Dans ces cas-là, la constellation permet d’apaiser le lien et de redonner à chacune sa juste position.

Mais parfois, la réalité est plus difficile à accepter.
Je me souviens d’une femme, déjà mère de grands enfants.
Le tableau de la constellation montrait clairement que la mère cachait quelque chose à sa fille, et que la fille n’avait peut-être pas été réellement désirée.
La participante me dit alors :

« Non, c’est impossible ! Ma mère a avorté avant moi, mais moi, elle me voulait. »

Nous échangeons, et je lui explique qu’à une certaine époque, les avortements se faisaient souvent dans la douleur et le silence, par “accident” ou chute provoquée — une forme de sacrifice maternel pour éviter la honte ou la peur du regard des autres.

La femme me répond :

« Ma mère est tombée dans les escaliers quand elle était enceinte de moi, mais elle ne l’a pas fait exprès… »

À ce moment-là, un silence s’installe.
Elle n’a pu l’admettre pleinement.
Voir que l’on n’a pas été désiré est une vérité très difficile à accueillir.
Alors, lorsque la fusion existe avec le parent, on croit être aimé profondément…
Mais souvent, ce n’est pas de l’amour, c’est de la culpabilité.
Le parent fusionne avec l’enfant pour réparer un sentiment de faute, pour se racheter d’avoir un jour pensé ne pas vouloir de lui.

Dans le couple : la jalousie et la peur de perdre

Les relations de couple fusionnelles reposent sur la même dynamique.
Au début, tout semble parfait : on partage tout, on se comprend sans parler, on ne se quitte jamais.
Mais peu à peu, cette proximité devient étouffante.

Si l’un commence à s’ouvrir à d’autres liens — amis, projets, passions — l’autre peut ressentir une profonde insécurité.
La jalousie s’installe, la peur aussi.
Ne pas se voir quelques heures devient difficile.
On pense aimer fort, mais on aime surtout par peur de perdre.

La véritable relation de couple repose sur l’indépendance et la confiance.
Aimer, c’est permettre à l’autre d’être pleinement lui-même.
C’est évoluer ensemble sans se confondre, s’inspirer mutuellement sans se posséder.

Aimer sans posséder : retrouver la juste distance

La fusion amoureuse ou familiale naît souvent d’une peur de l’abandon.
Cette peur est héritée, transmise, parfois inconsciente.
Elle prend racine dans l’histoire familiale, dans des pertes, des secrets, ou des blessures non résolues.

Les constellations familiales permettent de mettre en lumière ces dynamiques cachées.
Elles aident à comprendre d’où vient cette peur, à rétablir les frontières justes entre soi et l’autre, et à libérer l’amour de la dépendance.

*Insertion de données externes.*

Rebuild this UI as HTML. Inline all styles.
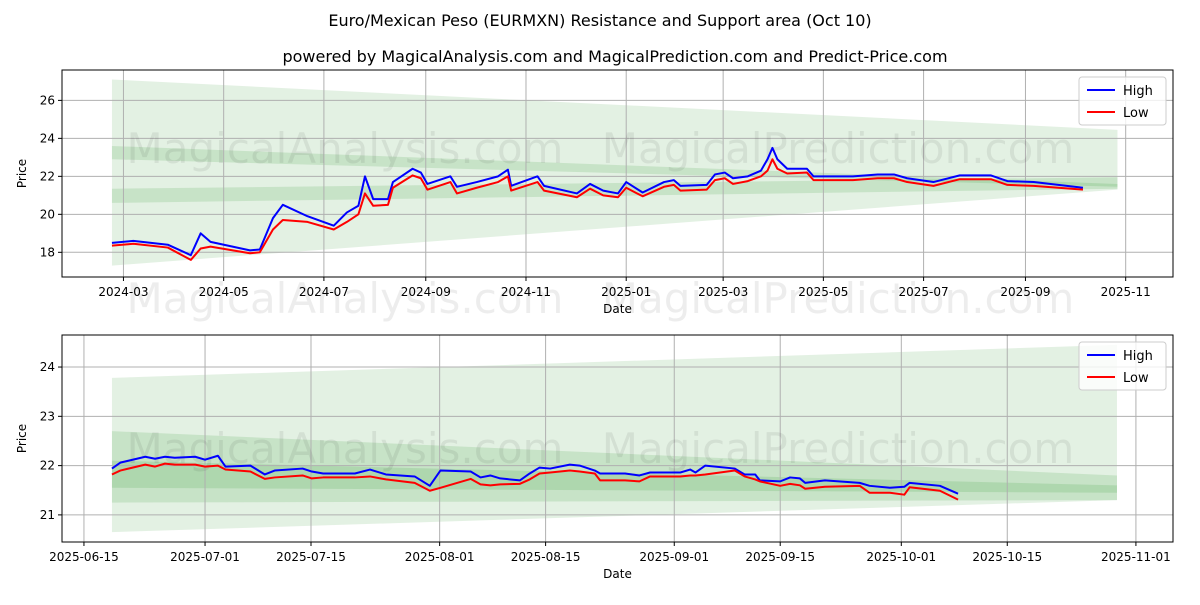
<!DOCTYPE html>
<html><head><meta charset="utf-8"><style>
body{margin:0;background:#fff;font-family:"Liberation Sans","DejaVu Sans",sans-serif}
svg text{font-family:"DejaVu Sans","Liberation Sans",sans-serif}
</style></head><body>
<svg id="c" width="1200" height="600" xmlns="http://www.w3.org/2000/svg">
<rect width="1200" height="600" fill="#fff"/>
<text x="600" y="26" text-anchor="middle" font-size="16">Euro/Mexican Peso (EURMXN) Resistance and Support area (Oct 10)</text>
<text x="615" y="62" text-anchor="middle" font-size="16">powered by MagicalAnalysis.com and MagicalPrediction.com and Predict-Price.com</text>
<g id="top"></g>
<g id="bot"></g>
</svg>
<script>
// ---- top panel data (day offsets from 2024-03-01) ----
const topDays=[-7,6,27,41,47,53,77,83,91,97,112,128,136,143,147,152,161,164,176,181,185,199,203,215,228,234,236,252,256,276,284,292,301,306,316,329,335,339,355,360,366,371,380,388,392,395,398,404,416,420,432,444,459,469,477,493,509,528,538,554,584];
const topHigh=[18.5,18.6,18.4,17.85,19.0,18.55,18.1,18.15,19.8,20.5,19.9,19.4,20.1,20.45,22.0,20.8,20.8,21.7,22.4,22.2,21.6,22.0,21.45,21.7,22.0,22.35,21.5,22.0,21.5,21.1,21.6,21.25,21.1,21.7,21.15,21.7,21.8,21.5,21.55,22.1,22.2,21.9,22.0,22.3,22.9,23.5,22.9,22.4,22.4,22.0,22.0,22.0,22.1,22.1,21.9,21.7,22.05,22.05,21.75,21.7,21.4];
const topLow=[18.35,18.45,18.25,17.6,18.2,18.3,17.95,18.0,19.2,19.7,19.6,19.2,19.6,20.0,21.1,20.45,20.5,21.4,22.05,21.9,21.3,21.7,21.1,21.4,21.7,22.0,21.25,21.7,21.25,20.9,21.35,21.0,20.9,21.4,20.95,21.45,21.55,21.25,21.3,21.8,21.9,21.6,21.75,22.0,22.3,22.9,22.4,22.15,22.2,21.8,21.8,21.8,21.9,21.9,21.7,21.5,21.85,21.85,21.55,21.5,21.3];
const topTickLabels=["2024-03","2024-05","2024-07","2024-09","2024-11","2025-01","2025-03","2025-05","2025-07","2025-09","2025-11"];
const topTickDays=[0,61,122,184,245,306,365,426,487,549,610];
const topYTicks=[18,20,22,24,26];
const topBandStart=[[17.3,27.1],[22.9,23.6],[20.6,21.35]];
const topBandEnd=[[21.3,24.45],[21.45,21.6],[21.35,21.95]];
const topBandDays=[-7,605];
// ---- bottom panel data (day offsets from 2025-06-15) ----
const botDays=[3.7,4.8,8.1,9.4,10.7,12.0,14.7,16.0,17.7,18.7,22.0,23.9,25.2,28.9,30.1,31.6,35.8,37.8,39.9,43.7,45.7,47.1,51.1,52.4,53.7,55.0,57.6,58.9,60.2,61.6,64.2,65.5,67.5,68.2,71.5,73.4,74.8,78.8,80.1,80.8,82.1,86.0,87.3,88.7,89.3,92.0,93.3,94.6,95.3,97.9,102.5,103.8,106.5,108.4,109.1,113.1,115.5];
const botHigh=[21.94,22.06,22.18,22.14,22.18,22.16,22.18,22.12,22.2,21.98,22.0,21.82,21.9,21.94,21.88,21.84,21.84,21.92,21.82,21.78,21.59,21.9,21.88,21.76,21.8,21.74,21.7,21.84,21.96,21.94,22.02,22.0,21.9,21.84,21.84,21.8,21.86,21.86,21.92,21.86,22.0,21.94,21.82,21.82,21.7,21.68,21.76,21.74,21.65,21.7,21.65,21.59,21.55,21.57,21.65,21.59,21.43];
const botLow=[21.82,21.9,22.02,21.98,22.04,22.02,22.02,21.98,22.0,21.92,21.88,21.73,21.76,21.8,21.74,21.76,21.76,21.78,21.72,21.65,21.49,21.55,21.73,21.62,21.6,21.62,21.63,21.72,21.84,21.86,21.9,21.88,21.84,21.7,21.7,21.68,21.78,21.78,21.8,21.8,21.82,21.9,21.78,21.72,21.68,21.59,21.63,21.6,21.53,21.57,21.59,21.45,21.45,21.41,21.56,21.49,21.31];
const botTickLabels=["2025-06-15","2025-07-01","2025-07-15","2025-08-01","2025-08-15","2025-09-01","2025-09-15","2025-10-01","2025-10-15","2025-11-01"];
const botTickDays=[0,16,30,47,61,78,92,108,122,139];
const botYTicks=[21,22,23,24];
const botBandStart=[[20.65,23.78],[21.25,22.7],[21.55,22.1]];
const botBandEnd=[[21.3,24.45],[21.3,21.8],[21.45,21.6]];
const botBandDays=[3.7,136.5];

const NS="http://www.w3.org/2000/svg";
function mk(parent,tag,attrs){const e=document.createElementNS(NS,tag);for(const k in attrs)e.setAttribute(k,attrs[k]);parent.appendChild(e);return e;}

function panel(g,cfg){
  const {L,R,T,B,x,y}=cfg;
  const xs=d=>L+(d-x[0])/(x[1]-x[0])*(R-L);
  const ys=v=>B-(v-y[0])/(y[1]-y[0])*(B-T);
  cfg.bs.forEach((s,i)=>{const e=cfg.be[i];
    const p=mk(g,'polygon',{points:`${xs(cfg.bd[0])},${ys(s[1])} ${xs(cfg.bd[1])},${ys(e[1])} ${xs(cfg.bd[1])},${ys(e[0])} ${xs(cfg.bd[0])},${ys(s[0])}`,fill:'green','fill-opacity':i==0?0.11:0.12});
    
    
  });
  cfg.td.forEach((d,i)=>{const X=xs(d);
    if(X>=L&&X<=R) mk(g,'line',{x1:X,x2:X,y1:T,y2:B,stroke:'#b0b0b0','stroke-width':1});
    mk(g,'line',{x1:X,x2:X,y1:B,y2:B+4,stroke:'#000'});
    const t=mk(g,'text',{x:X,y:B+19,'text-anchor':'middle','font-size':12});t.textContent=cfg.tl[i];
    
    
  });
  cfg.yt.forEach(v=>{const Y=ys(v);
    mk(g,'line',{x1:L,x2:R,y1:Y,y2:Y,stroke:'#b0b0b0','stroke-width':1});
    mk(g,'line',{x1:L-4,x2:L,y1:Y,y2:Y,stroke:'#000'});
    const t=mk(g,'text',{x:L-7,y:Y+4,'text-anchor':'end','font-size':12});t.textContent=v;
    
    
  });
  cfg.wm.forEach(w=>{const t=mk(g,'text',{x:w[0],y:w[1],'font-size':42,fill:'#000','fill-opacity':0.07,'text-anchor':'middle'});t.textContent=w[2];
    
    });
  const line=(vals,col,name)=>{const p=mk(g,'polyline',{points:cfg.d.map((d,i)=>xs(d)+','+ys(vals[i])).join(' '),fill:'none',stroke:col,'stroke-width':2,'stroke-linejoin':'round'});
    
    };
  line(cfg.h,'#0000ff','high-line');
  line(cfg.l,'#ff0000','low-line');
  mk(g,'rect',{x:L,y:T,width:R-L,height:B-T,fill:'none',stroke:'#000','stroke-width':1});
  const xt=mk(g,'text',{x:(L+R)/2,y:B+36,'text-anchor':'middle','font-size':12});xt.textContent='Date';
  
  
  const yt=mk(g,'text',{x:26,y:(T+B)/2,'text-anchor':'middle','font-size':12,transform:`rotate(-90 26 ${(T+B)/2})`});yt.textContent='Price';
  
  
  const lg=mk(g,'g',{});
  
  
  const lx=R-94,ly=T+7;
  mk(lg,'rect',{x:lx,y:ly,width:87,height:48,rx:3,fill:'#fff','fill-opacity':0.8,stroke:'#ccc'});
  [['High','#0000ff'],['Low','#ff0000']].forEach((e,i)=>{
    mk(lg,'line',{x1:lx+8,x2:lx+36,y1:ly+13+i*22,y2:ly+13+i*22,stroke:e[1],'stroke-width':2});
    const t=mk(lg,'text',{x:lx+44,y:ly+18+i*22,'font-size':13});t.textContent=e[0];
    
    
  });
}
panel(document.getElementById('top'),{L:62,R:1173,T:70,B:277,x:[-37.4,638.8],y:[16.7,27.6],
  d:topDays,h:topHigh,l:topLow,td:topTickDays,tl:topTickLabels,yt:topYTicks,bs:topBandStart,be:topBandEnd,bd:topBandDays,
  wm:[[345,163,'MagicalAnalysis.com'],[838,163,'MagicalPrediction.com'],[345,313,'MagicalAnalysis.com'],[838,313,'MagicalPrediction.com']]});
panel(document.getElementById('bot'),{L:62,R:1173,T:335,B:542,x:[-2.9,143.9],y:[20.45,24.65],
  d:botDays,h:botHigh,l:botLow,td:botTickDays,tl:botTickLabels,yt:botYTicks,bs:botBandStart,be:botBandEnd,bd:botBandDays,
  wm:[[345,463,'MagicalAnalysis.com'],[838,463,'MagicalPrediction.com']]});
</script>
</body></html>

Aimer, c’est laisser l’autre libre,
C’est souhaiter qu’il soit heureux, même sans nous.
C’est reconnaître que l’amour véritable ne retient pas : il accompagne, il inspire, il élève.

Conclusion : de la fusion à l’amour conscient

L’amour vrai ne cherche pas à se fondre dans l’autre,
il cherche à marcher à ses côtés, dans le respect et la reconnaissance mutuelle.
Quand la fusion se transforme en liberté intérieure,
alors les liens deviennent vivants, justes, et profondément nourrissants.